SUPPLIED ENTRIES.
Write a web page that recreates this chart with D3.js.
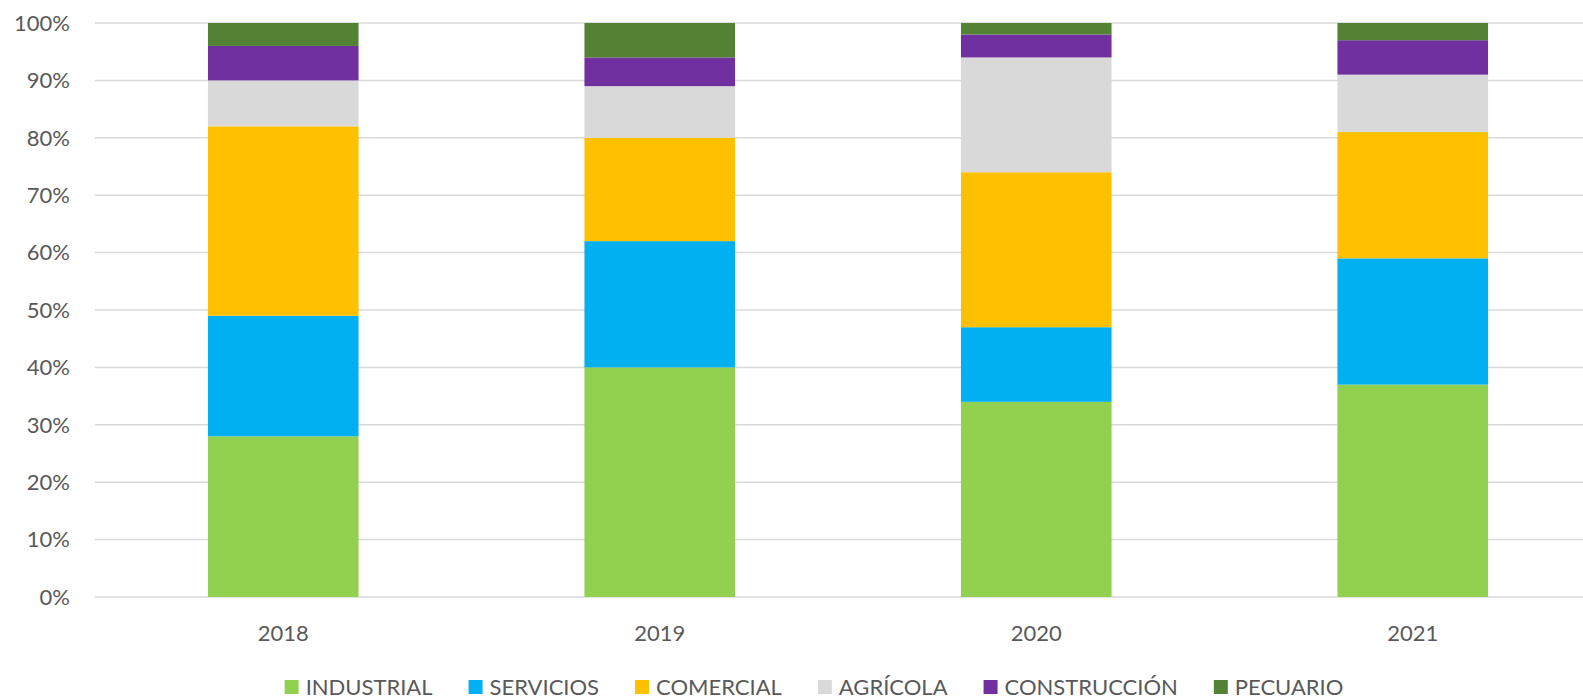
<!DOCTYPE html>
<html><head><meta charset="utf-8">
<script src="https://cdn.jsdelivr.net/npm/d3@7"></script>
<style>html,body{margin:0;padding:0;background:#fff;}svg{display:block;font-family:Lato, "Open Sans", sans-serif;}</style>
</head><body><svg id="c" width="1583" height="700"></svg>
<script>
const years = ["2018","2019","2020","2021"];
const seriesNames = ["INDUSTRIAL","SERVICIOS","COMERCIAL","AGRÍCOLA","CONSTRUCCIÓN","PECUARIO"];
const colors = ["#92d050","#00b0f0","#ffc000","#d9d9d9","#7030a0","#548235"];
const industrial   = [28,40,34,37];
const servicios    = [21,22,13,22];
const comercial    = [33,18,27,22];
const agricola     = [8,9,20,10];
const construccion = [6,5,4,6];
const pecuario     = [4,6,2,3];
const yTicks = [0,10,20,30,40,50,60,70,80,90,100];

(function(){
const seriesVals = [industrial,servicios,comercial,agricola,construccion,pecuario];
const rows = years.map((yr,i)=>{const r={year:yr}; seriesNames.forEach((s,j)=>r[s]=seriesVals[j][i]); return r;});
const stack = d3.stack().keys(seriesNames).offset(d3.stackOffsetExpand)(rows);

const svg = d3.select("#c");
const mLeft=95, mRight=1601, mTop=23, mBottom=597;
const fs=22;
const x = d3.scaleBand().domain(years).range([mLeft,mRight]).paddingInner(0.6).paddingOuter(0.3);
const y = d3.scaleLinear().domain([0,1]).range([mBottom,mTop]);

svg.append("g").selectAll("line").data(yTicks).join("line")
  .attr("x1",mLeft).attr("x2",mRight)
  .attr("y1",d=>y(d/100)).attr("y2",d=>y(d/100))
  .attr("stroke","#d9d9d9").attr("stroke-width",1.5);

svg.append("g").selectAll("text").data(yTicks).join("text")
  .attr("x",70).attr("y",d=>y(d/100)).attr("dy","0.35em")
  .attr("text-anchor","end").attr("font-size",fs).attr("fill","#595959")
  .text(d=>d+"%");

svg.append("g").selectAll("g").data(stack).join("g")
  .attr("fill",(d,i)=>colors[i])
  .selectAll("rect").data(d=>d).join("rect")
  .attr("x",d=>x(d.data.year)).attr("width",x.bandwidth())
  .attr("y",d=>y(d[1])).attr("height",d=>y(d[0])-y(d[1]));

svg.append("g").selectAll("text").data(years).join("text")
  .attr("x",d=>x(d)+x.bandwidth()/2).attr("y",633).attr("dy","0.35em")
  .attr("text-anchor","middle").attr("font-size",fs).attr("fill","#595959")
  .text(d=>d);

const lg = svg.append("g");
const items = lg.selectAll("g").data(seriesNames).join("g");
items.append("rect").attr("width",14).attr("height",14).attr("y",680).attr("fill",(d,i)=>colors[i]);
items.append("text").attr("x",21).attr("y",687).attr("dy","0.35em").attr("font-size",fs).attr("fill","#595959").text(d=>d);
const widths=[];
items.each(function(){widths.push(21+this.querySelector("text").getComputedTextLength());});
const gap=36; const total=d3.sum(widths)+gap*(widths.length-1);
let start=814-total/2;
items.attr("transform",(d,i)=>{const t=`translate(${start},0)`; start+=widths[i]+gap; return t;});
})();
</script></body></html>
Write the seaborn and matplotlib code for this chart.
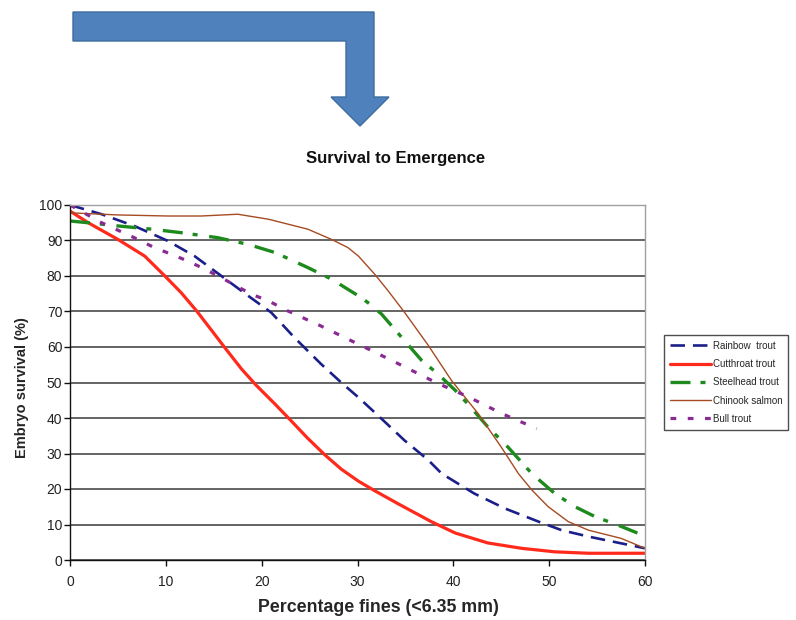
import numpy as np
import pandas as pd
import matplotlib
matplotlib.use("Agg")
import matplotlib.pyplot as plt
from matplotlib.patches import Polygon
import seaborn as sns

# Embryo survival to emergence (%) versus percentage of fines (<6.35 mm)
rainbow_x = [0, 3.3, 6.7, 10.2, 13, 15.8, 18.6, 21, 23.4, 26.2, 28.3, 30.1, 32.5, 34.9, 37.4,
             38.8, 40.2, 42.2, 45.4, 48.9, 51.3, 54.1, 57.5, 60]
rainbow_y = [100, 97.4, 94.1, 89.9, 85.6, 80, 74.4, 69.7, 62.7, 55.2, 50, 45.8, 39.8, 33.7, 28.1,
             24.3, 22, 18.7, 14.5, 10.8, 8.4, 6.6, 4.7, 3.3]

cutthroat_x = [0, 1.9, 5, 7.8, 9.9, 11.6, 13.2, 14.8, 16.1, 17.9, 19.4, 21.4, 22.9, 24.8, 26.6,
               28.3, 30.1, 31.8, 34.2, 37.7, 40.2, 43.6, 47.1, 50.6, 54.1, 60]
cutthroat_y = [98.3, 95, 90.3, 85.6, 80, 75.3, 70.2, 64.6, 60, 53.8, 49.3, 43.9, 39.7, 34.3, 29.6,
               25.6, 22.2, 19.5, 15.9, 10.8, 7.6, 4.8, 3.3, 2.3, 1.9, 1.9]

steelhead_x = [0, 1.9, 5, 8.5, 11.6, 15.4, 18.6, 21.4, 24.8, 27.3, 30.1, 31.3, 32.5, 34.9, 36.7,
               38.4, 40.2, 41.5, 43.6, 45.7, 48.2, 50.6, 52.7, 54.8, 57.2, 59.3]
steelhead_y = [95.5, 95, 94.1, 93.2, 92.2, 90.8, 88.9, 86.6, 82.4, 79.1, 74.4, 72.1, 69.3, 61.8, 56.2,
               52.4, 47.8, 44, 37.5, 31.8, 24.3, 18.7, 15, 12.2, 9.8, 7.5]

chinook_x = [0, 5, 10.2, 13.7, 17.5, 20.7, 24.8, 27.3, 29, 30.1, 31.8, 33.2, 34.9, 37.4, 39.8,
             42.6, 45, 46.8, 48.2, 49.9, 52, 54.1, 57.5, 60]
chinook_y = [97.8, 97.2, 96.9, 96.9, 97.4, 96, 93.2, 90.3, 88, 85.6, 80.5, 75.8, 69.8, 60.4, 50.6,
             41.2, 31.8, 24.3, 19.7, 15, 10.8, 8.4, 6.1, 3.3]

bull_x = [0, 3.3, 6.7, 8.8, 10.6, 12.3, 14.1, 15.8, 18.9, 20.7, 22.7, 26.2, 29.7, 32.9, 35,
          38.1, 41.6, 45.1, 48.7]
bull_y = [100, 95, 90.8, 88, 86.1, 84.2, 81.9, 79.5, 74.9, 73, 70.2, 65.9, 61.3, 57.1, 54.3,
          50.1, 45.9, 41.2, 37]

species = ["Rainbow  trout", "Cutthroat trout", "Steelhead trout", "Chinook salmon", "Bull trout"]
series = [(rainbow_x, rainbow_y), (cutthroat_x, cutthroat_y), (steelhead_x, steelhead_y),
          (chinook_x, chinook_y), (bull_x, bull_y)]

x_ticks = [0, 10, 20, 30, 40, 50, 60]
y_ticks = [0, 10, 20, 30, 40, 50, 60, 70, 80, 90, 100]

df = pd.concat(
    [pd.DataFrame({"fines": xs, "survival": ys, "species": name})
     for name, (xs, ys) in zip(species, series)],
    ignore_index=True,
)

palette = {
    "Rainbow  trout": "#1B1F8A",
    "Cutthroat trout": "#FF2A1C",
    "Steelhead trout": "#1E8A1E",
    "Chinook salmon": "#A64B22",
    "Bull trout": "#8A2B94",
}
dashes = {
    "Rainbow  trout": (5.5, 3),
    "Cutthroat trout": "",
    "Steelhead trout": (6, 3, 1.5, 3.5),
    "Chinook salmon": "",
    "Bull trout": (1.8, 3.6),
}
sizes = {
    "Rainbow  trout": 1.9,
    "Cutthroat trout": 2.3,
    "Steelhead trout": 2.4,
    "Chinook salmon": 1.0,
    "Bull trout": 2.3,
}

sns.set_style("white")
plt.rcParams["font.family"] = ["Liberation Sans", "DejaVu Sans"]

fig = plt.figure(figsize=(7.96, 6.2), dpi=100)
ax = fig.add_axes([70 / 796, 60 / 620, 575 / 796, 355 / 620])

sns.lineplot(
    data=df, x="fines", y="survival", hue="species", style="species", size="species",
    hue_order=species, style_order=species, size_order=species,
    palette=palette, dashes=dashes, sizes=sizes, markers=False,
    estimator=None, sort=False, ax=ax,
)

ax.set_xlim(0, 60)
ax.set_ylim(0, 100)
ax.set_xticks(x_ticks)
ax.set_yticks(y_ticks)
ax.set_axisbelow(True)
ax.yaxis.grid(True, color="#4a4a4a", linewidth=1.2)
ax.xaxis.grid(False)

for side in ("left", "bottom"):
    ax.spines[side].set_color("#111111")
    ax.spines[side].set_linewidth(1.0)
for side in ("top", "right"):
    ax.spines[side].set_color("#a0a0a0")
    ax.spines[side].set_linewidth(1.0)

ax.tick_params(axis="both", direction="out", length=4, width=1, color="#111111",
               labelsize=10, labelcolor="#222222")
ax.tick_params(axis="x", bottom=True, pad=6.5)
ax.tick_params(axis="y", left=True, pad=1.5)

ax.set_xlabel("Percentage fines (<6.35 mm)", fontsize=12.8, fontweight="bold", va="center")
ax.xaxis.set_label_coords(0.536, -0.134)
ax.set_ylabel("Embryo survival (%)", fontsize=10.5, fontweight="bold", va="center")
ax.yaxis.set_label_coords(-0.0835, 0.485)

handles, labels = ax.get_legend_handles_labels()
leg = ax.legend(
    handles, labels, loc="upper left", bbox_to_anchor=(664 / 796, 1 - 335 / 620),
    bbox_transform=fig.transFigure, fontsize=7, frameon=True, fancybox=False,
    handlelength=4.2, handletextpad=0.2, labelspacing=0.85, borderpad=0.6,
    borderaxespad=0,
)
leg.get_frame().set_edgecolor("#222222")
leg.get_frame().set_linewidth(1.0)

fig.text(396 / 796, 1 - 159 / 620, "Survival to Emergence", ha="center", va="center",
         fontsize=12, fontweight="bold", color="#111111")

# Bent arrow above the chart
arrow_px = [(73, 12), (374, 12), (374, 97), (389, 97), (360, 126), (331, 97),
            (346, 97), (346, 41), (73, 41)]
arrow = Polygon([(px / 796, 1 - py / 620) for px, py in arrow_px], closed=True,
                transform=fig.transFigure, facecolor="#4F81BD", edgecolor="#3D6C9E",
                linewidth=1.0)
fig.add_artist(arrow)

fig.savefig("out.png", dpi=100)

WHAT NEEDS TO BE DONE. Extract exactly, and only, the lines from the one with "Write the seaborn" to the one with "import seaborn as sns", both ends counted. Leave the images behind.

ANSWER.
Write the seaborn and matplotlib code for this chart.
import numpy as np
import pandas as pd
import matplotlib
matplotlib.use("Agg")
import matplotlib.pyplot as plt
from matplotlib.patches import Polygon
import seaborn as sns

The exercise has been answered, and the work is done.